The idea of enchanted fountains whose waters produced re­markable moral or physical transformations in such as drank of or bathed in them is very ancient, and was probably borrowed from classical legends by the mediæval romancists. In chap. xiv of the Gesta Romanorum, a king leaves his daughter in the care of his secretary, who is warned not to allow her to drink of a certain fountain that affected all who drank of it with leprosy. The princess, in spite of all precautions, contrives to reach this fountain, and immediately after drinking of it becomes a leper. In dismay the secretary seeks advice of a holy man, who directs him to a mountain, where he will find a peculiar kind of stone, and a rod. He is to strike the stone with the rod until moisture exudes from it, then smear the affected parts of the damsel's body with the liquid, and she will be restored to health and beauty.

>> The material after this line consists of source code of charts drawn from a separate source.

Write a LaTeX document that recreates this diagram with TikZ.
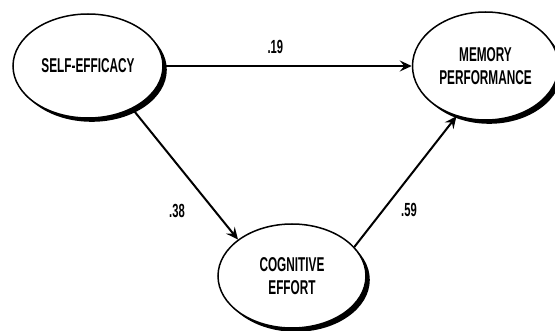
\documentclass[tikz,border=0pt]{standalone}
\usepackage{fontspec}
\newfontfamily\narrowsans[FakeStretch=0.59]{Liberation Sans}
\usetikzlibrary{positioning}
\usetikzlibrary{shapes.geometric}
\usetikzlibrary{shadows}
\usetikzlibrary{arrows.meta}

\tikzset{
  construct/.style={ellipse, draw, line width=1.5pt, fill=white, inner sep=0pt,
    align=center, font=\narrowsans\bfseries\fontsize{20}{23}\selectfont,
    drop shadow={shadow xshift=3.8pt, shadow yshift=-3.8pt, fill=black, opacity=1}},
  coef/.style={font=\narrowsans\bfseries\fontsize{19}{20}\selectfont, inner sep=0pt},
  link/.style={line width=2pt, -{Stealth[length=12pt, width=11pt, inset=4.5pt]}}
}

\begin{document}
\begin{tikzpicture}[x=1pt, y=-1pt]
\useasboundingbox (0,0) rectangle (555,331);

% self-efficacy
\node[construct, minimum width=150pt, minimum height=104pt] (self) at (88,66) {SELF-EFFICACY};

% memory performance
\node[construct, minimum width=146pt, minimum height=108pt, right=248pt of self] (mem) {MEMORY\\PERFORMANCE};

% cognitive effort
\node[construct, minimum width=148pt, minimum height=104pt] (cog) at (292,276) {COGNITIVE\\EFFORT};

\draw[link] (self) -- (mem) node[coef, pos=0.45, above=11pt] (c19) {.19};
\draw[link] (self.-44) -- (cog.146) node[coef] (c38) at (177,211) {.38};
\draw[link] (cog.25) -- (mem.240) node[coef] (c59) at (409,210) {.59};
\end{tikzpicture}
\end{document}
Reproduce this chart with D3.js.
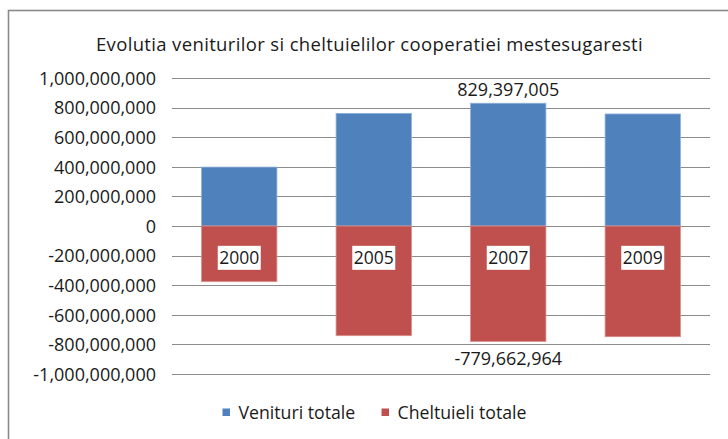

According to the classical legend, there were two springs in Bœotia, of which one was believed to increase, the other to take away, the memory. Cupid's two arrows—one of gold, which created love, the other of lead, which instilled hate—may have suggested the idea of the two fountains in Claudian's picture of the gardens of Venus (De Nupt. Honor. et Mar, l. 69):

Two fountains glitter in the solar beam;
This spouts a sweet, and that a bitter, stream,
Where Cupid dips his darts, as poets dream—

which again seems to have been imitated by Ariosto, in the Orlando Furioso (c. i, st. 77, 78):

Then, as at hazard, she directs her sight,
Sounding in arms, a man on foot she spies,
And glows with sudden anger and despite;
For she the son of Aymon eyes.
Her more than life esteems the youthful knight,
While she from him, like crane from falcon, flies—
Time was the lady sighed, her passion slighted;
Tis now Rinaldo loves, as ill requited.

And this effect two different fountains wrought,
Whose wondrous waters different moods inspire.
Both sprang in Arden, with rare virtue fraught:
This fills the heart with amorous desire;
Who taste that other fountain were untaught
Their love, and change for ice their former fire.
Rinaldo drank the first, and vainly sighs;
Angelica the last, and hates and flies.*

So, too, in Berni's Innamorato, there are the Fountains of Love and of Disdain.—In the old Spanish romance of Diana, by Montemayor, we are told of a fountain that possessed at once the qualities of inspiring love and producing indifference: The priestess of Diana, who knew by inspiration all the misfortunes of her guests, and had traced in her mind a plan for their future happiness, conducted them to the interior of the temple, and filled three cups from an enchanted stream. This beverage having been quaffed by Sereno, Sylvanus, and Sylvania, they instantly fell into a profound sleep, in which they remained for a considerable time. Sereno awoke in a state of the most perfect indifference for his once much loved Diana, while Sylvanus and Sylvania, forgetting their former attachments, arose deeply enam­oured of each other, and employed the most ardent expressions of affection.*

But more closely resembling the enchanted springs of our tale of the Transformed Prince are the magical streams in the Hindū romance of Somasekhara and Chitrasekhara,* which recounts the adventures of two princes, one of whom meets a monkey, who, in his gambols, plunges into a pool, and comes out a man; then leaping into another pool, issues a monkey as before. And in the Indian collection, Sinhásana Dwátrinsati, Thirty-two Tales of a Throne, we read of a magical well which transforms a monkey into a woman, whenever a certain pious hermit comes to converse with her, and again into a monkey before he retires.* In the Tūtī Nāma (35th Night of India Office MS. No. 2573; tale 23 of Kāderī's abridgment), a Bráhman, in love with the daughter of the king of Babylon, receives from a magi­cian a globule, which, put into the mouth, instantly changes a man into a woman, and he is thus enabled to gain access to the damsel. In the Turkish Tūtī Nāma, a sorceress takes the place of the magician, and gives the enamoured youth a seal instead of a globule. But this story is found in a much older work, the Vetála Panchavinsati, 15th tale.